This pudding needs very little preamble. It really is was it says on the title: apple, brioche, and frangipane. It’s also perfect for those cool autumn and winter evenings when a proper pudding is required – the sort you can serve with proper custard.
Anyways, the recipe is from Mary Berry’s Simple Comforts and I haven’t faffed with it at all.
What you need…
- About ½ brioche loaf (or brioche rolls), sliced thinly (about 5mm thick)
- 175g butter, softened (plus extra to grease your dish)
- 175g caster sugar
- 175g ground almonds
- 1tsp almond extract
- 3 eggs, beaten
- 25g plain (all-purpose) flour
- 2 red apples (I used gala apples), skin on, cored and thinly sliced
- 2 tbsp apricot jam
- 1 tbsp flaked almonds, toasted
- Icing sugar, for dusting
What you do with it…
Grease a large (about 28cm in diameter), shallow ovenproof dish with butter and preheat the oven to 200C (180C fan)
Arrange the slices of brioche over the base of the dish – making sure you’re filling all the gaps but not overlapping the slices.
In a food processor, blitz the butter and sugar until pale and creamy.
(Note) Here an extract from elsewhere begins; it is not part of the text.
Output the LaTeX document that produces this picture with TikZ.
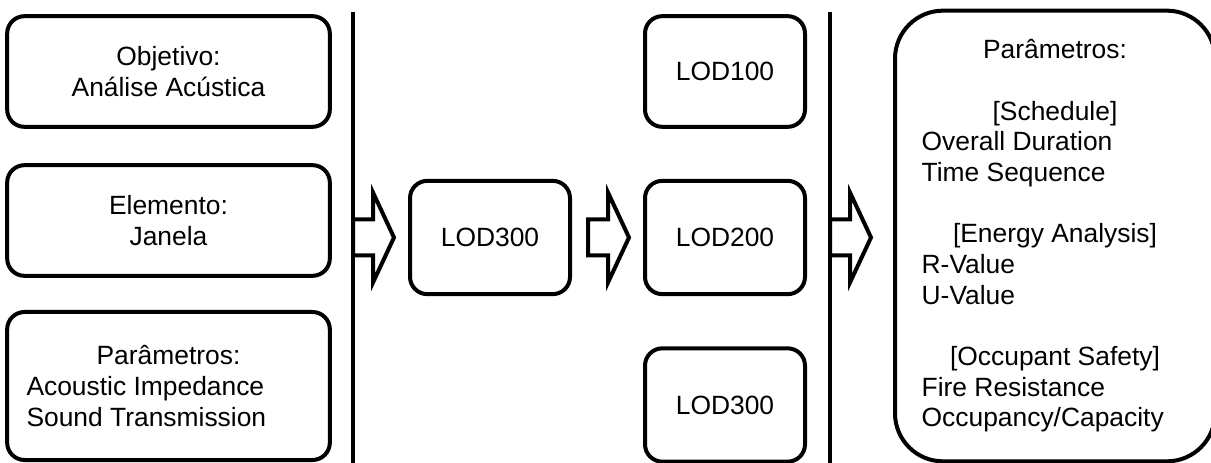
\documentclass[tikz,border=0pt]{standalone}
\usepackage{fontspec}
\setmainfont{Liberation Sans}
\usetikzlibrary{positioning}

% list lines, left aligned inside a centred block
\newcommand{\lpar}[1]{\makebox[213pt][l]{#1}}
\newcommand{\rpar}[1]{\makebox[200pt][l]{#1}}
% hollow block arrow, starting at the given coordinate
\newcommand{\fatarrow}[1]{%
  \draw[arrowbody] #1 ++(0,-18) -- ++(20,0) -- ++(0,-27) -- ++(21,45) -- ++(-21,45) -- ++(0,-27) -- ++(-20,0) -- cycle;}

\begin{document}
\begin{tikzpicture}[x=0.75pt, y=-0.75pt,
    font=\fontsize{19.8pt}{23pt}\selectfont,
    box/.style={draw, line width=3pt, rounded corners=13pt, align=center, inner sep=0pt},
    bigbox/.style={box, rounded corners=36pt},
    sepline/.style={line width=3pt},
    arrowbody/.style={line width=3pt, fill=white}]
	\useasboundingbox (0,0) rectangle (1211,463);
	% We start by placing the blocks
	\node [box, minimum width=242pt, minimum height=83pt] (objbox) at (168.5,71.5) {Objetivo:\\Análise Acústica};
	\node [box, minimum width=242pt, minimum height=83pt] (elembox) at (168.5,220.5) {Elemento:\\Janela};
	\node [box, minimum width=242pt, minimum height=111pt] (parbox) at (168.5,386) {Parâmetros:\\\lpar{Acoustic Impedance}\\\lpar{Sound Transmission}};
	\coordinate (lineltop) at (353,12);
	\coordinate (linelbot) at (353,463);
	\node [box, minimum width=120pt, minimum height=85pt] (lodin) at (490,237.5) {LOD300};
	\node [box, minimum width=120pt, minimum height=83pt] (lodhigh) at (725,71.5) {LOD100};
	\node [box, minimum width=120pt, minimum height=85pt] (lodmid) at (725,237.5) {LOD200};
	\node [box, minimum width=120pt, minimum height=85pt] (lodlow) at (725,405) {LOD300};
	\coordinate (linertop) at (830,12);
	\coordinate (linerbot) at (830,463);
	\node [bigbox, minimum width=240pt, minimum height=338pt] (parlist) at (1055,236) {Parâmetros:\\[23pt]
		[Schedule]\\\rpar{Overall Duration}\\\rpar{Time Sequence}\\[23pt]
		[Energy Analysis]\\\rpar{R-Value}\\\rpar{U-Value}\\[23pt]
		[Occupant Safety]\\\rpar{Fire Resistance}\\\rpar{Occupancy/Capacity}};
	% Once the nodes are placed, connecting them is easy.
	\draw [sepline] (lineltop) -- (linelbot);
	\draw [sepline] (linertop) -- (linerbot);
	\coordinate (arrowa) at (lineltop |- lodin);
	\coordinate [right=12pt of lodin.east] (arrowb);
	\coordinate (arrowc) at (linertop |- lodmid);
	\fatarrow{(arrowa)}
	\fatarrow{(arrowb)}
	\fatarrow{(arrowc)}
\end{tikzpicture}
\end{document}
Add the almonds, almond extract, eggs and flour and whizz again. While you don’t want to overprocess it, you want it to be soft and creamy without lumps.
Spoon the mix over the brioche base and spread it out to the sides. Arrange the apple slices over the top in an overlapping circle pattern.
Bake for about 40 minutes. The pudding should be lightly golden and firm in the centre if pressed.
Melt the jam with 2 tablespoons of water (I do this in the microwave) and brush over the surface of the apple. Sprinkle with flaked almonds – although as you can see in the pic, I missed this bit.
Dust with icing sugar and serve warm with custard.